There were 1,782 absentee ballots issued. That gives incumbent Democrat Ronald L. Bowers a mathematical chance to win a spot, but he would have to make up at least 229 votes. Bowers was shooting for an unprecedented sixth term.
"I guess we'll just have to wait and see. Whatever happens, happens," said Tuckwell, who was the top vote-getter in the Democratic primary in September.
For Iseminger, who changed his registration from Republican to Independent, this is the third race in which he will have to wait for absentee ballots to determine whether he wins an election.
Iseminger lost two close races for delegate against Democrat John P. Donoghue.
"I don't know what I've done to deserve this, but it's not a lot of fun," Iseminger said. "I think all through the campaign I heard from people - and I think all the candidates did - that people were looking for change."
That thirst for change appears to have struck down two incumbents. Bowers finished seventh with 12,682 votes and Republican John S. Shank placed last with 9,805 votes.
"The voters wanted a change - and they got it," Shank said. "That's fine with me. I can live with that."
Swartz, who finished first in the Democratic primary four years ago only to lose in the general election, placed second this time.
Swartz said he made an effort to work harder over the last six weeks than he did after the 1994 primary.
"I'm just ecstatic. I think the good Lord for giving me the strength, and my family, to get through this race," he said.
Political newcomer Wivell, who finished third in the GOP primary, placed third in the general election with 14,872 votes. The Allegheny Power accountant attributed his showing to hard work and lots of door-knocking.
Wivell distributed 20,000 brochures and picked up support from both business and organized labor.
"Obviously, I'm pleased with the finish. It looks like a strong third-place finish," he said.
Schnebly, a former Hagerstown City Council member, finished fourth in Tuesday's balloting with 14,340 votes.
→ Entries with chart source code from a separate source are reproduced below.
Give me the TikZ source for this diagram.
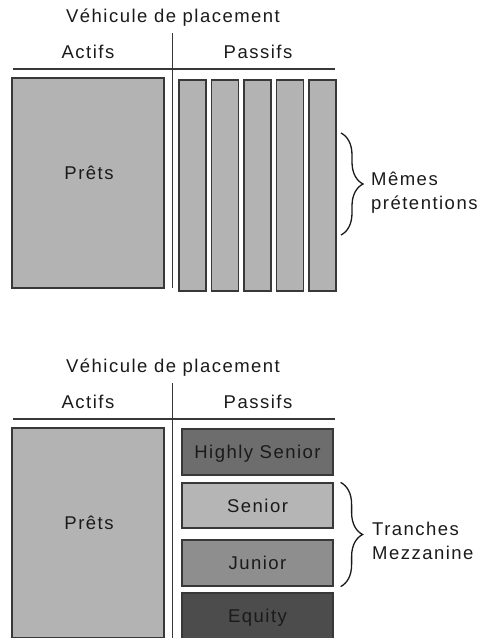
\documentclass[tikz,border=0pt]{standalone}
\usepackage{fontspec}
\setmainfont{Liberation Sans}[LetterSpace=8]
\usetikzlibrary{decorations.pathreplacing}

\definecolor{ink}{HTML}{1A1A1A}
\definecolor{rule}{HTML}{383838}
\definecolor{gLoan}{HTML}{B3B3B3}
\definecolor{gHigh}{HTML}{6D6D6D}
\definecolor{gSen}{HTML}{B5B5B5}
\definecolor{gJun}{HTML}{8E8E8E}
\definecolor{gEq}{HTML}{4C4C4C}

\begin{document}
\begin{tikzpicture}[
    x=1pt, y=-1pt,
    font=\fontsize{18.5}{24}\selectfont,
    hdr/.style={inner sep=0pt, text=ink, text height=13.3pt, text depth=0pt},
    sep/.style={draw=rule, line width=1.3pt},
    loanbox/.style={draw=rule, line width=1.2pt, fill=gLoan,
        minimum width=152pt, minimum height=210pt, inner sep=0pt},
    bar/.style={draw=rule, line width=1.2pt, fill=gLoan,
        minimum width=27pt, minimum height=211pt, inner sep=0pt},
    tranche/.style={draw=rule, line width=1.2pt, fill=#1, text=ink,
        minimum width=151pt, minimum height=46pt, inner sep=0pt,
        text height=13.3pt, text depth=0pt},
    brc/.style={draw=ink, line width=1.3pt, decorate,
        decoration={brace, amplitude=22pt}},
    note/.style={anchor=base west, align=left, inner sep=0pt, text=ink},
]
\useasboundingbox (0,0) rectangle (480,638);

% ---------------------------------------------------------------- same claims
\node (veh1) [hdr] at (173,16) {Véhicule de placement};
\node (act1) [hdr] at (88,52)  {Actifs};
\node (pas1) [hdr] at (258,52) {Passifs};

\draw [sep] (172.7,33) -- (172.7,288);
\draw [sep] (13,69) -- (335,69);

\node (loan1) [loanbox] at (88,183) {};
\node (loantxt1) [hdr] at (89,173) {Prêts};

\foreach \i in {0,...,4}
    \node (bar\i) [bar] at (192.5+32.5*\i,185.5) {};

\coordinate (b1top) at (341,133);
\coordinate (b1bot) at (341,235);
\draw [brc] (b1top) -- (b1bot);
% base of a two-line node sits on its last line
\node (same) [note] at (371,209) {Mêmes\\prétentions};

% ---------------------------------------------------------------- tranching
\node (veh2) [hdr] at (173,366) {Véhicule de placement};
\node (act2) [hdr] at (88,402)  {Actifs};
\node (pas2) [hdr] at (258,402) {Passifs};

\draw [sep] (172.7,383) -- (172.7,640);
\draw [sep] (13,419) -- (335,419);

\node (loan2) [loanbox] at (88,533) {};
\node (loantxt2) [hdr] at (89,523) {Prêts};

\node (hs)  [tranche=gHigh] at (257.5,452)   {Highly Senior};
\node (sen) [tranche=gSen, minimum height=45pt] at (257.5,505.5) {Senior};
\node (jun) [tranche=gJun]  at (257.5,563)   {Junior};
\node (eq)  [tranche=gEq]   at (257.5,616)   {Equity};

\draw [brc] ([xshift=7pt]sen.north east) -- ([xshift=7pt]jun.south east);
\node (mezz) [note] at (372,559) {Tranches\\Mezzanine};

\end{tikzpicture}
\end{document}
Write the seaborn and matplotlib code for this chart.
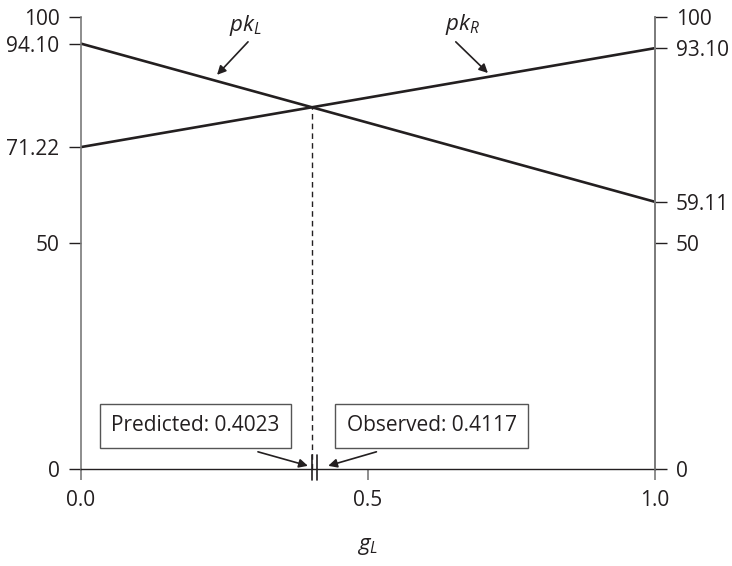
# Libraries
# ===================================================
import pandas as pd
import seaborn as sns
import matplotlib.pyplot as plt

# Data
# ===================================================
g_l = [0.0, 1.0]
pk_l = [94.10, 59.11]
pk_r = [71.22, 93.10]
predicted = 0.4023
observed = 0.4117

left_ticks = [0, 50, 71.22, 94.10, 100]
left_labels = ['0', '50', '71.22', '94.10', '100']
right_ticks = [0, 50, 59.11, 93.10, 100]
right_labels = ['0', '50', '59.11', '93.10', '100']
x_ticks = [0.0, 0.5, 1.0]
x_labels = ['0.0', '0.5', '1.0']

df = pd.DataFrame({
    'g': g_l + g_l,
    'pk': pk_l + pk_r,
    'series': ['pkL'] * 2 + ['pkR'] * 2,
})

# Intersection of the two lines (height of the dashed line)
slope_l = (pk_l[1] - pk_l[0]) / (g_l[1] - g_l[0])
y_cross = pk_l[0] + slope_l * predicted

# Style
# ===================================================
sns.set_style('white')
plt.rcParams['font.family'] = ['Open Sans', 'DejaVu Sans']
plt.rcParams['mathtext.fontset'] = 'custom'
plt.rcParams['mathtext.it'] = 'Open Sans:italic'
plt.rcParams['mathtext.rm'] = 'Open Sans'
ink = '#231f20'
grey = '#7a7a7a'
fs = 15

fig = plt.figure(figsize=(7.32, 5.66), dpi=100)
ax = fig.add_axes([0.1107, 0.1714, 0.784, 0.7986])

# Lines
sns.lineplot(data=df, x='g', y='pk', hue='series', palette=[ink, ink],
             linewidth=1.9, legend=False, ax=ax)

# Dashed vertical line from intersection to axis
ax.plot([predicted, predicted], [0, y_cross], color=ink, lw=1.0,
        linestyle=(0, (4, 3)))

# Predicted / observed markers crossing the axis
for v in [predicted, observed]:
    ax.plot([v, v], [-2.4, 3.1], color=ink, lw=1.2, clip_on=False)

ax.set_xlim(0, 1)
ax.set_ylim(0, 100)

# Axes styling
ax.spines['top'].set_visible(False)
ax.spines['left'].set_color(grey)
ax.spines['right'].set_color(grey)
ax.spines['left'].set_linewidth(1.2)
ax.spines['right'].set_linewidth(1.2)
ax.spines['bottom'].set_color(ink)
ax.spines['bottom'].set_linewidth(1.0)

ax.set_xticks(x_ticks)
ax.set_xticklabels(x_labels)
ax.set_yticks(left_ticks)
ax.set_yticklabels(left_labels)
ax.tick_params(axis='x', direction='out', length=8, width=1.2, color=grey,
               pad=7, labelsize=fs, labelcolor=ink, bottom=True)
ax.tick_params(axis='y', direction='out', length=8.5, width=1.0, color=ink,
               pad=7, labelsize=fs, labelcolor=ink, left=True)

ax2 = ax.twinx()
ax2.set_ylim(0, 100)
ax2.set_yticks(right_ticks)
ax2.set_yticklabels(right_labels)
ax2.tick_params(axis='y', direction='out', length=8.5, width=1.0, color=ink,
                pad=6.5, labelsize=fs, labelcolor=ink, right=True)
for s in ['top', 'left', 'bottom']:
    ax2.spines[s].set_visible(False)
ax2.spines['right'].set_color(grey)
ax2.spines['right'].set_linewidth(1.2)

ax.set_xlabel(r'$g_L$', fontsize=fs + 1, color=ink, labelpad=18)
ax.set_ylabel('')

# Curve labels with arrows
arrow = dict(arrowstyle='-|>', lw=1.2, color=ink, mutation_scale=13,
             shrinkA=0, shrinkB=0)
ax.annotate('', xy=(0.237, 87.2), xytext=(0.291, 94.5), arrowprops=arrow)
ax.text(0.286, 98.2, r'$pk_L$', fontsize=fs + 1, color=ink,
        ha='center', va='center')
ax.annotate('', xy=(0.709, 87.6), xytext=(0.653, 94.5), arrowprops=arrow)
ax.text(0.664, 98.4, r'$pk_R$', fontsize=fs + 1, color=ink,
        ha='center', va='center')

# Boxes with arrows pointing at the axis markers
box = dict(boxstyle='square,pad=0.55', fc='white', ec='#555555', lw=1.0)
ax.text(0.199, 9.6, f'Predicted: {predicted:.4f}', fontsize=fs, color=ink,
        ha='center', va='center', bbox=box)
ax.text(0.611, 9.6, f'Observed: {observed:.4f}', fontsize=fs, color=ink,
        ha='center', va='center', bbox=box)
ax.annotate('', xy=(predicted - 0.007, 0.7), xytext=(predicted - 0.094, 3.8),
            arrowprops=arrow)
ax.annotate('', xy=(observed + 0.019, 0.7), xytext=(observed + 0.103, 3.8),
            arrowprops=arrow)

plt.savefig('out.png', dpi=100)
He said he heard a great deal of frustration over previous County Commissioners' decisions that led to a water and sewer debt that exceeded $50 million.
"Some of it's anger, but some of it's a realization that the decision to speculate on that excess capacity (of the county's wastewater treatment plant) has really put us in a hole," he said.
Snook, who coasted to his third election win, declined to interpret the results as a repudiation of incumbents who were on the board when crucial decisions were made regarding the construction of the Conococheague Wastewater Treatment Plant and Conococheague Industrial Pretreatment Facility.
Snook said it is difficult to figure out why voters vote the way they do.
"As a board, we tried to focus on issues as a board. I think people voted for who they thought could do the job," he said.
The final order of finish on Tuesday was:
- Snook, 41, with 17,432 votes.
- Swartz, 60, with 14,981 votes.
- Wivell, 34, with 14,872 votes.
- Schnebly, 48, with 14,340 votes.
- Iseminger, 49, with 12,911 votes.
- Tuckwell, 47, with 12,825 votes.
- Bowers, 55, with 11,943 votes.
- Republican Mary L. Kline, 61, with 11,473 votes.
- Republican John P. Corderman, 56, with 11,081 votes.
- Democrat Linda C. Irvin-Craig, 55, with 11,046 votes.
- Shank, 66, with 11,081 votes.
Eugene "Buddie" Morris, who was defeated in the Democratic primary, ran an unsuccessful write-in campaign on Tuesday.